Former Trump advisor Gary Cohn says he’s undecided between Biden and the president

White House chief economic adviser Gary Cohn.

Jabin Botsford | The Washington Post | Getty Images

Gary Cohn, who once served as President Donald Trump’s top economic advisor, said Monday that he’s still unsure whether he will support the president’s reelection bid or back former Vice President Joe Biden.

Cohn said that even though he’s a Democrat, he tends to vote for whichever candidate he believes will have the most positive impact on the U.S. economy.

“I honestly haven’t made up my mind. I’m really eager to see an economic debate between the two of them,” Cohn told CNBC’s “Squawk on the Street” from Long Island, New York. “I actually vote on issues.”

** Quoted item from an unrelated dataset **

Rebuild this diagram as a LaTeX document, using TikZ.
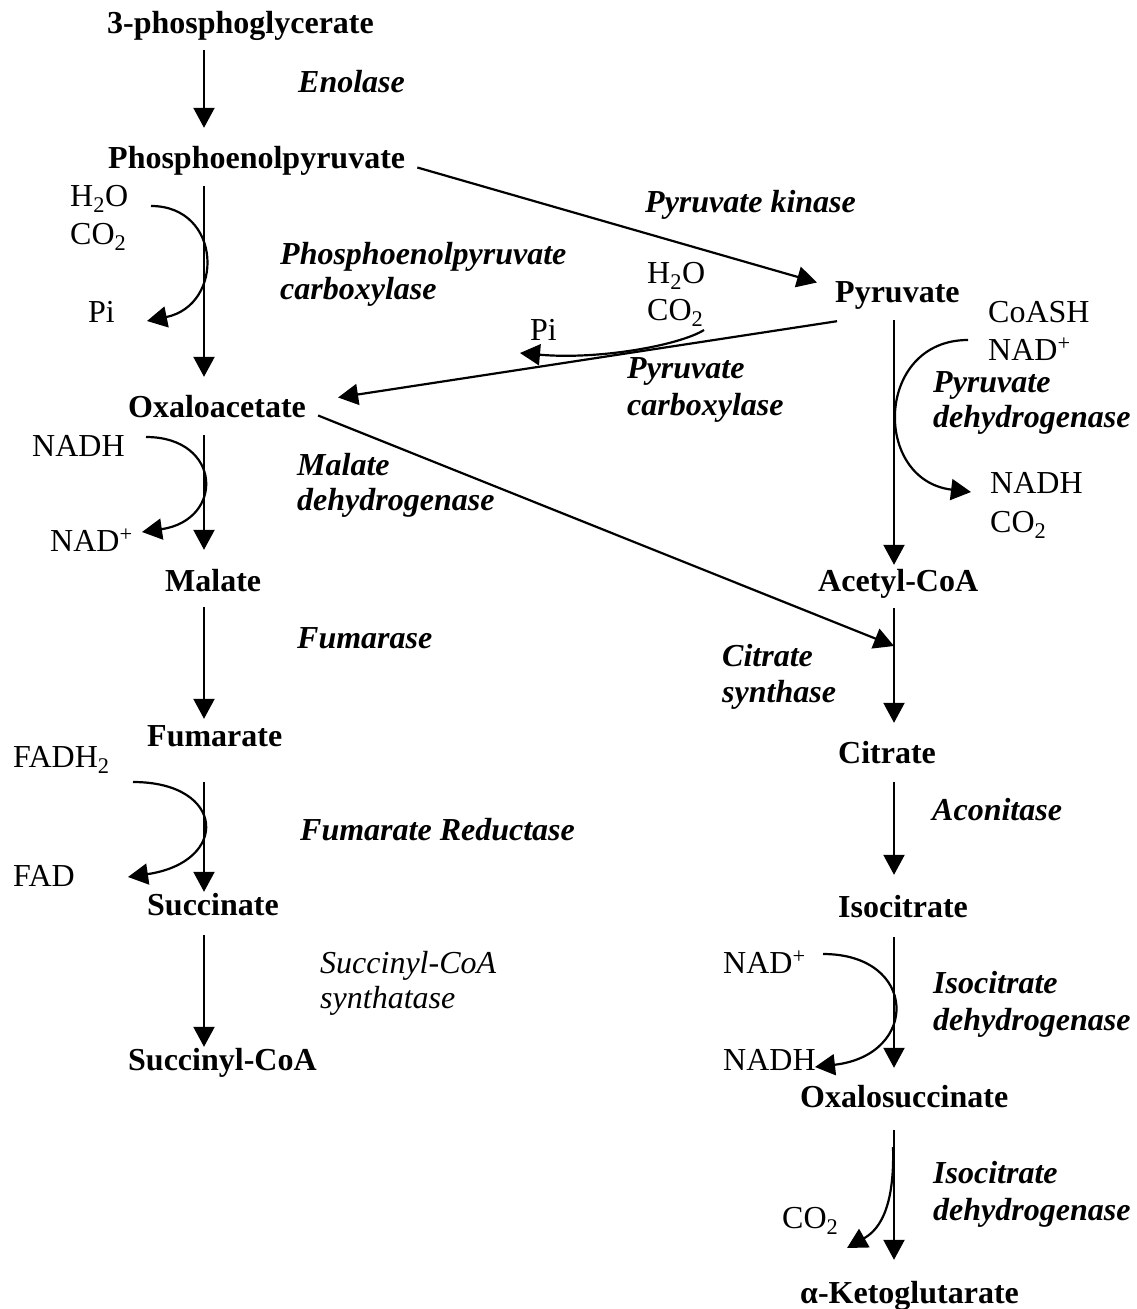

The former Goldman Sachs president was Trump’s first director of the National Economic Council until April 2018, when disagreements over policy priorities and a protectionist trade agenda led to Cohn’s departure. Larry Kudlow, a former CNBC contributor, now holds that position.

Neither the Trump campaign nor the Biden campaign immediately responded to CNBC’s request for comment.

Asked what types of policies he would like to see from Congress and the White House, Cohn said he’d favor a more-targeted approach to another round of Covid-19 stimulus. Many small businesses across the U.S. are still in dire straits and in need of additional relief from government legislation to prevent larger corporations from crushing mom and pop shops.

“The first set of fiscal stimulus was a blunt instrument: We sort of spread it everywhere. Which at the time was the right thing to do. I think at this point we need a much more detailed, or scalpel-like approach,” he said. “And the place where we need it the most is in the small business community.”

“Our small businesses in this country — they are key to our success, they are key to our economic growth and they are key to jobs — they still are hurting,” he added. “They’re really in need of more stimulus, they’re in need of more help.”

Cohn said that the small business support could come from either the federal government via direct payments or through state or local governments backed by Washington support. 

Lawmakers remain split over whether — or how much — additional fiscal stimulus is necessary after Congress passed the $2 trillion CARES Act in March. Most Democrats argue that Republicans don’t appreciate the severity of the economic downturn and that efforts to pass “skinny” relief bills aren’t sufficient.

All Senate Democrats present last week voted against such a watered-down GOP bill that would have reimposed enhanced federal unemployment insurance at a rate of $300 per week, half of the $600 weekly payment that expired at the end of July.

Treasury Secretary Steven Mnuchin told CNBC earlier Monday that he doesn’t think now is the time to worry about the size of the federal deficit or the Federal Reserve’s balance sheet.